Als sie mich holten,
gab es keinen mehr,
der protestieren konnte.
frei nach Martin Niemöller
In der Sakristei hatte ich von einer Messdienerin aufgeschnappt: „Ich freue mich total auf Donnerstag!“ Auf meine interessierte Frage hin, was denn am Donnerstag Besonderes sei, erfuhr ich, dass sie mit ihrer Klasse nach Rom fahren würden. Ich schaute in die strahlenden Augen einer Teeny. Ihre Freundin, auch aus der Klasse, stand neben ihr mit dem gleichen Lächeln. In Gedanken stellte ich meine Predigt sofort um und adressierte sie vorrangig an die beiden Mädchen. Am nächsten Tag kaufte ich ein wenig süßen Reiseproviant und fand noch zwei kleine Kreuze mit je 5 Farben für die Kontinente.

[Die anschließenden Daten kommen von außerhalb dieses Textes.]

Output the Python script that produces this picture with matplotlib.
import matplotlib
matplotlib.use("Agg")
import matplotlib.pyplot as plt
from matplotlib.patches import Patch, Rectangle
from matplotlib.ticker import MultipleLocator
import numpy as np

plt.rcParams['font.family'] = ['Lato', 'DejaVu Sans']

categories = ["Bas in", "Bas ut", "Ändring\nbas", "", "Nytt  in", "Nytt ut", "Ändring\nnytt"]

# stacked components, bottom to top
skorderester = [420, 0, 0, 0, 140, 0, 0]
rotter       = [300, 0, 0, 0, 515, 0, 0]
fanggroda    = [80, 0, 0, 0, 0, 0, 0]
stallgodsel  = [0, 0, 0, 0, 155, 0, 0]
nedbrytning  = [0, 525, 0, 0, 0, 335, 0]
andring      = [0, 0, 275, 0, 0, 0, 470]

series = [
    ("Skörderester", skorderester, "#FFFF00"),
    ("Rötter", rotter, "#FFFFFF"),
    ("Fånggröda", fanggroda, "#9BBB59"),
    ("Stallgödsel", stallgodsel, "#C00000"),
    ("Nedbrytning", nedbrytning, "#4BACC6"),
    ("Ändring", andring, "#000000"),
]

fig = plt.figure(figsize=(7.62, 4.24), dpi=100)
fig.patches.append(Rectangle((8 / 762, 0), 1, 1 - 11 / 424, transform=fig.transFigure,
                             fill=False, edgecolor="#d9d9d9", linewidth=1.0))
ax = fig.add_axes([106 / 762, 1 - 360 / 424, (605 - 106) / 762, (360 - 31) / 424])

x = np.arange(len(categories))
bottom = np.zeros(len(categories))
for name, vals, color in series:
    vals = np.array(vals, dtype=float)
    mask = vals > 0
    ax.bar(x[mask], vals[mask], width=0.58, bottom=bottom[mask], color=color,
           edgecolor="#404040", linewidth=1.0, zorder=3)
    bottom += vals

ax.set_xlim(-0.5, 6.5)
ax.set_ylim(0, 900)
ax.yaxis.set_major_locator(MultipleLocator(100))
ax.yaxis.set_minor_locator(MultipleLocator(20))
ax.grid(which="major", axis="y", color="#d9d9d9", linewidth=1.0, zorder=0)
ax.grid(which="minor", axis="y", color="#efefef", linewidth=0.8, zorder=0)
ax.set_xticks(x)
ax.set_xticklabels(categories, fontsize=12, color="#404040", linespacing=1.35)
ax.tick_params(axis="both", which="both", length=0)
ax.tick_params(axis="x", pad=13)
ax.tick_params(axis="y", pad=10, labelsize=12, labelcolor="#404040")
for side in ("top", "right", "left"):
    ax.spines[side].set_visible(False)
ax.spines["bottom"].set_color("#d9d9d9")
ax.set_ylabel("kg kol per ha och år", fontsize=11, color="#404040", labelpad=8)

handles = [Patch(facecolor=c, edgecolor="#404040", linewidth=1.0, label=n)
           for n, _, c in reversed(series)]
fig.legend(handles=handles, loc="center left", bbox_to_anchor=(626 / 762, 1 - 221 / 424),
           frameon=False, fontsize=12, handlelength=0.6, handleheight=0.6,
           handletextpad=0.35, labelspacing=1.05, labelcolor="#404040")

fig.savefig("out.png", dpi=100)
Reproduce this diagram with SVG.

Ich packte alles liebevoll ein und warf es am nächsten Morgen, während die Jugendlichen in der Schule waren, in ihre Briefkästen. Von beiden erhielt ich überschwängliche, total dankbare Rückmeldungen, versehen mit der Aussage: „Das hat echt meinen Tag gemacht! Und noch eins wollte ich sagen: Deine Predigten könnten noch viel länger sein. Wir hören dir immer so gerne zu!“
Am Tiny House hatten wir im Rahmen der interkulturellen Woche einen Tag der offenen Tür am Tiny House veranstaltet, um den Projektweg „navi4life“ Interessierten vorzustellen. Das Wetter war nicht das allerbeste, es war regnerisch und kalt. Menschen aus unterschiedlichsten Ländern kamen vorbei. Ein junges afghanisches Ehepaar hatte vor Monaten einer Familie, die aus dem Iran aufgrund ihres Glaubens geflüchtet waren, für ein paar Tage Unterschlupf gewährt. Sie sprachen gebrochen Englisch. Nun wohnten sie in einer Nachbarstadt. Sie waren eigens angereist, um uns kennen zu lernen. Als ich ihnen begegnete fiel mir das Strahlen in den Augen der Frau mittleren Alters auf. „Wir durften uns in unserem Land nicht taufen lassen und wir haben so eine Sehnsucht nach Jesus“, ließ sie mich wissen. Ich schaute in ihre Augen und hatte den Eindruck, bis in ihr suchendes Herz zu schauen. Dann fragte sie: „Kannst du uns helfen, Jesus noch tiefer kennen zu lernen?“ Am Tag der offenen Tür, ein zutiefst offenes Herz – was für ein Geschenk!